Regia di Mario Costa vedi scheda film
Una giovane giornalista russa, atea, vola in Italia per un’inchiesta sul cattolicesimo. Il suo aereo cade in mare, ma lei si salva e conosce un uomo di cui si innamora, capace inoltre di farle ritrovare la fede.
Questa produzione italo-spagnola non è il solito melodrammone dell’epoca: è peggio. Peggio perché, al netto di una confezione molto ben rifinita e di una narrazione pulita, sufficientemente coinvolgente, Prigionieri del male si propone come una sorta di manifesto o per lo meno di opuscolo religioso, lasciando gravitare fatti e personaggi attorno a un solo concetto imprescindibile: la fede in Dio.
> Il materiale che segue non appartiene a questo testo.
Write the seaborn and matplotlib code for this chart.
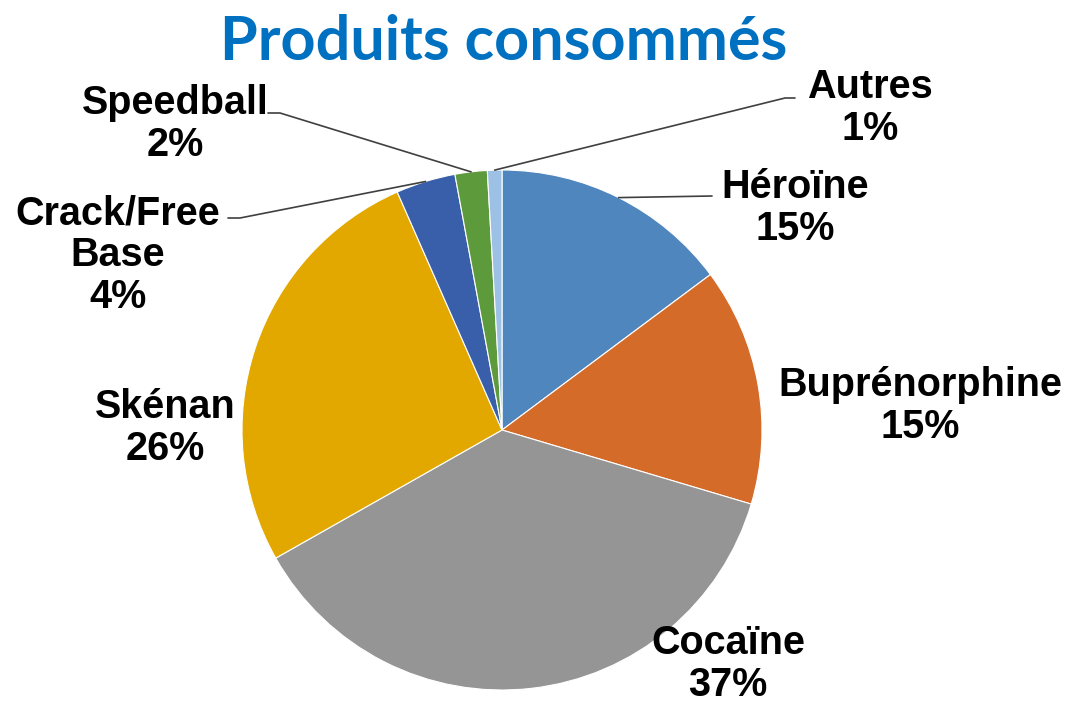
import numpy as np
import matplotlib
matplotlib.use("Agg")
import matplotlib.pyplot as plt
import seaborn as sns

categories = ["Héroïne", "Buprénorphine", "Cocaïne", "Skénan", "Crack/Free\nBase", "Speedball", "Autres"]
values = [14.8, 14.8, 37.2, 26.6, 3.7, 2.0, 0.9]
pct_labels = ["15%", "15%", "37%", "26%", "4%", "2%", "1%"]
colors = ["#4F86BE", "#D46B29", "#959595", "#E2A800", "#3A5FAA", "#5D9A3B", "#9DC0E5"]

sns.set_theme(style="white")
plt.rcParams['font.family'] = ['Liberation Sans', 'DejaVu Sans']

W, H = 1066, 704
fig = plt.figure(figsize=(W / 100, H / 100), dpi=100)
ax = fig.add_axes([0, 0, 1, 1])

cx, cy, R = 502, H - 430, 260
wedges, _ = ax.pie(values, colors=colors, startangle=90, counterclock=False,
                   center=(cx, cy), radius=R, frame=True,
                   wedgeprops=dict(edgecolor="white", linewidth=0.8))
ax.set_xlim(0, W)
ax.set_ylim(0, H)
ax.set_aspect("equal")
ax.axis("off")

# label positions (pixel coords, top-left origin) and leader elbows
label_pos = [(795, 208), (920, 406), (728, 664), (165, 428), (118, 255), (175, 124), (870, 108)]
leaders = {
    0: [(712, 196)],
    4: [(240, 218), (228, 218)],
    5: [(280, 113), (268, 113)],
    6: [(785, 98), (795, 98)],
}

for i, w in enumerate(wedges):
    ang = np.deg2rad((w.theta1 + w.theta2) / 2)
    px, py = cx + R * np.cos(ang), cy + R * np.sin(ang)
    lx, ly = label_pos[i]
    ax.text(lx, H - ly, f"{categories[i]}\n{pct_labels[i]}", ha="center", va="center",
            fontsize=28.5, fontweight="bold", color="black", linespacing=1.12)
    if i in leaders:
        pts = [(px, py)] + [(x, H - y) for x, y in leaders[i]]
        xs, ys = zip(*pts)
        ax.plot(xs, ys, color="#404040", lw=1.2)

ax.text(504, H - 42, "Produits consommés", ha="center", va="center",
        fontsize=44, fontweight="bold", color="#0070C0", family=["Lato", "DejaVu Sans"])

fig.savefig("out.png", dpi=100)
Ma in quello vero, quello cristiano. Quest’operazione sostanzialmente non è molto differente da un proclama estremista di qualche esagitato dei nostri giorni sul web. Peccato perché Mario Costa, avvezzo a lavori popolari, qui ha una buona occasione per realizzare qualcosa di qualitativamente migliore rispetto alla sua media: fotografia di Carlo Carlini, musiche di Carlo Rustichelli, montaggio di Roberto Cinquini, cast internazionale con protagonisti, tra gli altri, Francisco Rabal, May Britt, Bernard Blier, Vera Carmi e, in un ruolo smaccatamente leggero ai confini con la macchietta comica, Nino Manfredi. I requisiti per ottenere un risultato più avvincente c’erano, ma la sceneggiatura – del regista, di Aldo De Benedetti e di Alberto Albani Barbieri – che prende spunto da un romanzo di Guido Milanesi è quella che è: l’ideologia sovrasta i contenuti e fioccano rapidamente gli sbadigli. 2,5/10.